Here's a for instance. On the cruise, passengers were allowed to leave the ship based on colored luggage tags. Our tags were pink. Pink was the last color to be called (we had the "cheap" rooms in the belly of the ship, so that's not too surprising). According to the schedule we were supposed to debark at 10:30a. At 11:15a our delay was blamed on extra processing being done at the customs stations because of increased Homeland Security restrictions. Now I'm sure there were extra steps being taken at customs, but I don't think we were the first set of passengers to be subjected to the long delay. So rather than pretend your passengers aren't becoming increasingly annoyed (even the ones who didn't spring for upper deck rooms), a) reprint the departure cards and mention that there may be delays or, better yet, b) reprint the cards taking the delays into account. So instead of "pink" getting off the ship at 10:30a, print 11:30a. Better yet, print 11:45a so it'll seem things are going quicker than expected.

And then, during those three extra hours we're spending on your ship, continue the excellent customer service we've had the previous three days. Sure you have to get ready for the next cruise, but is that any reason for all the waitstaff to disappear? The musicians? The trivia guy? How 'bout a movie in the fancy-schmancy theater? Make us wish we didn't have to leave so we'll want to come back again (with a fancier room next time). Instead, we're aching to turn our backs on your ship, convinced that customer service is linked solely to the mandatory 15% gratuities. (And if you're going to cut off water to the restrooms, perhaps because they're being pumped out or whatever, post a sign with a warning and an indication of where functioning facilities can be found.)

[Note to self: Next cruise, if there is a next cruise, make sure to claim to have an early flight and get the first-departure luggage tags.]

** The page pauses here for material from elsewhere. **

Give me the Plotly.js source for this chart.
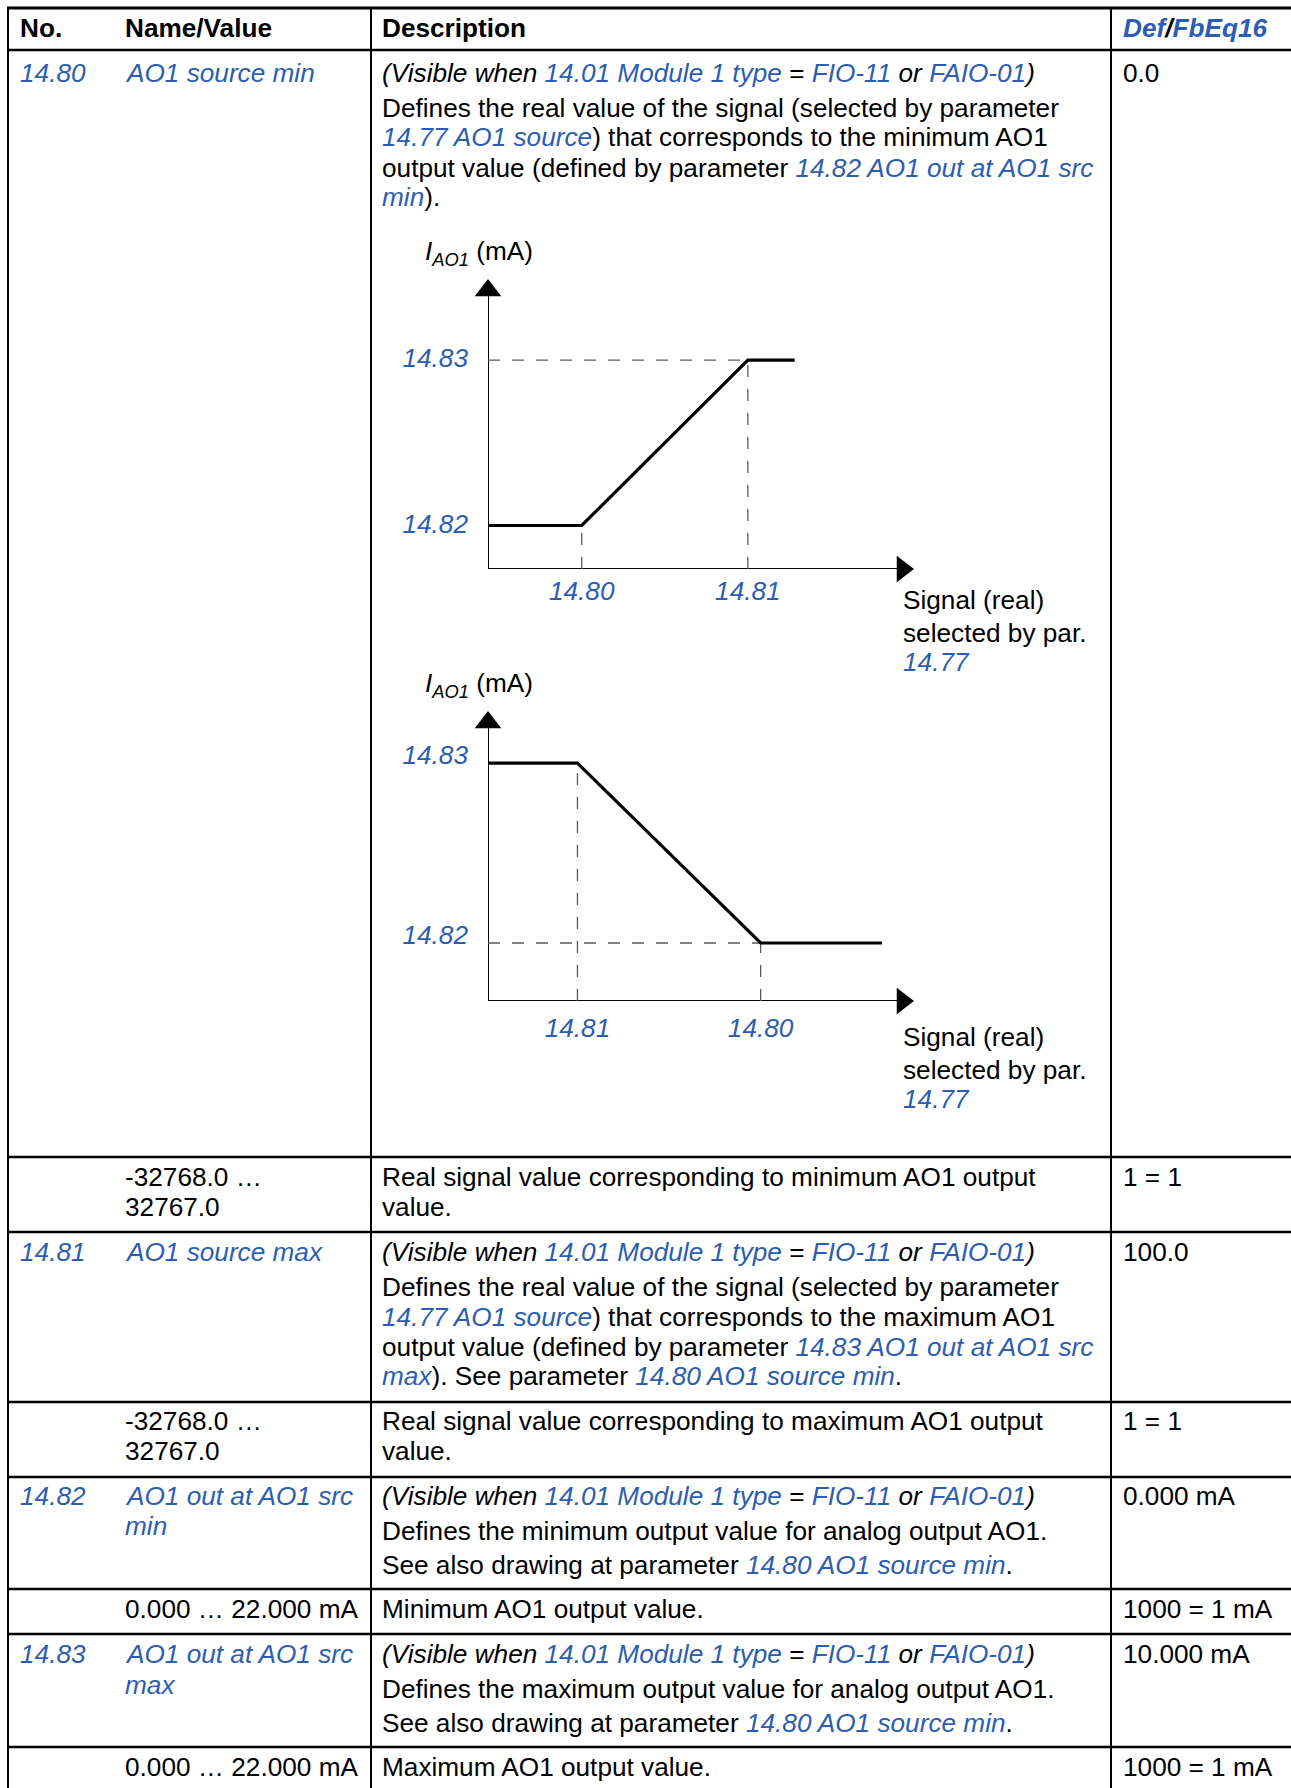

Disneyland at least did a good job of overestimating wait times, with the time posted usually being 30-50% longer than it actually took. Still, there were times they (should have) known problems were inevitable (if not likely/expected), but nevertheless feigned surprise after they occured.

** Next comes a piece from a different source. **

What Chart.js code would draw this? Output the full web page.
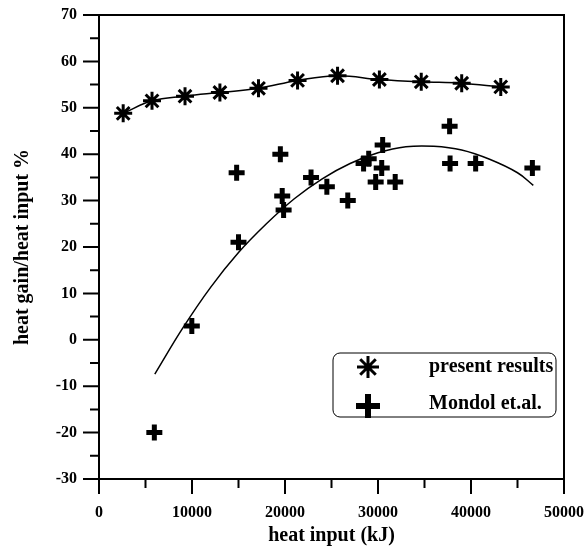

For instance: Dina left the park in the evening to go get coats for herself and Phil and me. When she returned to the front gate she was informed that they weren't letting people in anymore (even though the ticket booths were doing a fairly brisk business). This was at about 8:00p and she was advised to try back at 10:00p. Now when she left the park (being sure to get her hand stamped and that she had her ticket with her for readmission), no one said anything about maybe not being able to get back in. (They could've made an easy $100 off us if we had had to buy sweatshirts in the gift shops on Main Street.) But nooooooooo, it was a total shock to them that the park would get full after the California Adventure Park next door closed at 7:00p (Disneyland was open 'til midnight) and Main Street would become congested with parade and fireworks watchers. As if that didn't happen every night of the previous eleven months of their 50th Anniversary celebration. As if there aren't alternate entry points into the park where they could have erected temporary admission booths (say around by Frontierland or Critter Corner). <sheesh>

[Dina eventually got back in around 8:30p. with no real apology or explanation why.]

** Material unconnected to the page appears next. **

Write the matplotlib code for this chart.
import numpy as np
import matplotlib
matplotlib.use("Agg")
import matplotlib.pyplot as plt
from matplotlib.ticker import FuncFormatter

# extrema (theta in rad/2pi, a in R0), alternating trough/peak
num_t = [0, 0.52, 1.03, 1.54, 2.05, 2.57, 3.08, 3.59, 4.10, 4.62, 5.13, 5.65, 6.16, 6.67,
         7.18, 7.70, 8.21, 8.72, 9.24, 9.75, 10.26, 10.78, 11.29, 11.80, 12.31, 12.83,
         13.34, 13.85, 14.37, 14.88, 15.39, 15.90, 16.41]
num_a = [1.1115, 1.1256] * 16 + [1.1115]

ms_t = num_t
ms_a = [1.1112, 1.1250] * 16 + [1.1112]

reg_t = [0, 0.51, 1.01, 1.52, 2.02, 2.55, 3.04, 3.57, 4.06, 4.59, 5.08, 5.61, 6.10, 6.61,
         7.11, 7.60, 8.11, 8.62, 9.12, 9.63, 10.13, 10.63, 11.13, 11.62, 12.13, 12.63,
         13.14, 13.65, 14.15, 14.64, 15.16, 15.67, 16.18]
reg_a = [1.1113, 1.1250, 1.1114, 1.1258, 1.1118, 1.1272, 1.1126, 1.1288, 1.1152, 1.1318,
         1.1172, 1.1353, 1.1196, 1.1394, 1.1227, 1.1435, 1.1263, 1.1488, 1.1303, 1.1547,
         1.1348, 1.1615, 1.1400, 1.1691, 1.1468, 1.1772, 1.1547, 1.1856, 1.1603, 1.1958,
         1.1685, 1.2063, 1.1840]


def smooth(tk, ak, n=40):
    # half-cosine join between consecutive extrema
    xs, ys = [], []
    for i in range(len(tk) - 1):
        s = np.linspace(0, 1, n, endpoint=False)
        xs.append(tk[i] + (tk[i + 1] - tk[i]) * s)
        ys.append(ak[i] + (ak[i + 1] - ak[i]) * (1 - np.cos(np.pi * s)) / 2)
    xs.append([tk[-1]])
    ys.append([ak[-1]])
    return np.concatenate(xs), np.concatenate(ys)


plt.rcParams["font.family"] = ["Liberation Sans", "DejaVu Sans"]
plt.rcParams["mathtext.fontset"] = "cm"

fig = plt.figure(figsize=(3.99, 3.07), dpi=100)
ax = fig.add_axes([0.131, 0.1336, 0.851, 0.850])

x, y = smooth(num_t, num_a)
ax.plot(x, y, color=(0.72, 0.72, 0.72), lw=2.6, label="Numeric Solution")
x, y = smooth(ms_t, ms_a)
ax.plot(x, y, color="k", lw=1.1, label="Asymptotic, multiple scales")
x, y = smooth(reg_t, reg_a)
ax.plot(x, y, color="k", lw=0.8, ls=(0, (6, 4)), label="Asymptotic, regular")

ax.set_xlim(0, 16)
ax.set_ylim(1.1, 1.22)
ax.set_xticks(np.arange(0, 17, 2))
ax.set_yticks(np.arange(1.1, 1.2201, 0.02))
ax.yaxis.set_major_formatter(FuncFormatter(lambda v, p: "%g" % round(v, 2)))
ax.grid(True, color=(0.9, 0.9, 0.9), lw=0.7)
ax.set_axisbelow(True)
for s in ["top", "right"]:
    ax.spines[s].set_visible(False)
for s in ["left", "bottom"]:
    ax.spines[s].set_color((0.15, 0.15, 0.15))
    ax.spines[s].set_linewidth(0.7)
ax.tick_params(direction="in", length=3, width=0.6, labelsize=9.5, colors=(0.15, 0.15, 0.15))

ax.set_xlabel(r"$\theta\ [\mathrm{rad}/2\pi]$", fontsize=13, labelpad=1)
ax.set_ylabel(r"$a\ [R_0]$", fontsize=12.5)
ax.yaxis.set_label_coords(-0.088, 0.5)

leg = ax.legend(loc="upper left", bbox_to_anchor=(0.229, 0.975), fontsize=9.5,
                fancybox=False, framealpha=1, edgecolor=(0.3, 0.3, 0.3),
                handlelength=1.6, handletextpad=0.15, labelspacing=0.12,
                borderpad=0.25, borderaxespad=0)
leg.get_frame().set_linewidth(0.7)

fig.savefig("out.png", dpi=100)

Another totally flaky customer service moment came when Space Mountain broke down at about 11:15p. Now the ride had been having problems throughout the day, so it wasn't a total surprise (to the guests) that it would keep breaking down. But the guest services people seemed a little befuddled. Probably 80% of the people in line disappeared when it was announced that the ride was broken and probably wouldn't reopen that night. (Note the word probably.) So my nephew Nick and I kept waiting. Eventually some people from management showed up to hand out "go to the front of the line" passes to the crowd that hadn't already departed peaceably. Nick and I got to the guest services person and I asked what the problem was. She repeated the "the ride is broken and probably won't reopen tonight" line. "But it's not definite?" I asked. "Well," she explained, "it takes at least an hour to find and fix the problem and run all the tests; earlier today it took two and a half hours." "So why not say it's closed?" "I can't say that for certain...." (Bear in mind the park closes in half an hour at this point and she's talking to me like I'm the one who can't do math.) I eventually got her to admit that yes, the ride is closed. Nick and I took our passes and went to the front of the line at the Matterhorn. (I overheard another guest services guy pawn the problem off on the fact that the park was superbusy for the anniversary and that was why the ride kept breaking down ... except I knew the ride had broken down in the first hour the park had opened that day when the crowd was fairly light and it apparently had a two-and-a-half-hour break at some time during the day. Of course, earlier that day the malfunction of the Roger Rabbit ride was blamed on someone spilling a barrel of dip (the acetone-based substance that kills cartoons) on the track and the Winnie-the-Pooh ride breakdown was blamed on Tigger spilling a pot of honey, so I wasn't surprised by the obvious falsity of the guy's "explanation.")

[Note to self: making the girl from guest services at Disneyland cry is not among your best moments. Okay, she didn't cry, but you did exasperate her.]

(A final rantlet could be directed at the place that advertised extremely cheap 2- and 3-room suites but then multiplied the room rate by the number of rooms in the suite, but we were much better off staying in Anaheim rather than out on the coast and none of you are likely to ever consider staying where we were going to stay.)

So those are my rants. Much less vitriol than if I had blogged a week ago and my blood pressure is only slightly elevated. Please don't let my ranting dissuade you from either a Royal Caribbean cruise or a trip to Disneyland -- just don't let the lapses in customer service be as much as a surprise to you as they are to the guest services people (and if you don't go for the early departure tags, swipe a couple boxes of granola from the breakfast buffet on the ship so you'll have something to snack on during the wait).

Mikesell

1 Snarky Remarks:

Space Mountain broke down while we were there in July.

Except that we were ON it. We had to sit in the dark on a very steep uphill incline, staring at the ceiling for over an hour. Then they decided they should evacuate the ride.

Being the intelligent people they are, they evacuated from front to back...which meant that we had to watch every single person walk by us and smile and giggle and point because we were still sitting and they got to leave. Oh, and Zane and his friend were behind us so we kept hearing, "Mommy...why do those people get to leave? Mommy when do we get to leave. Mommy I think I have to go pee."

Did I mention that we were on a very steep uphill incline? VERY uncomfortable.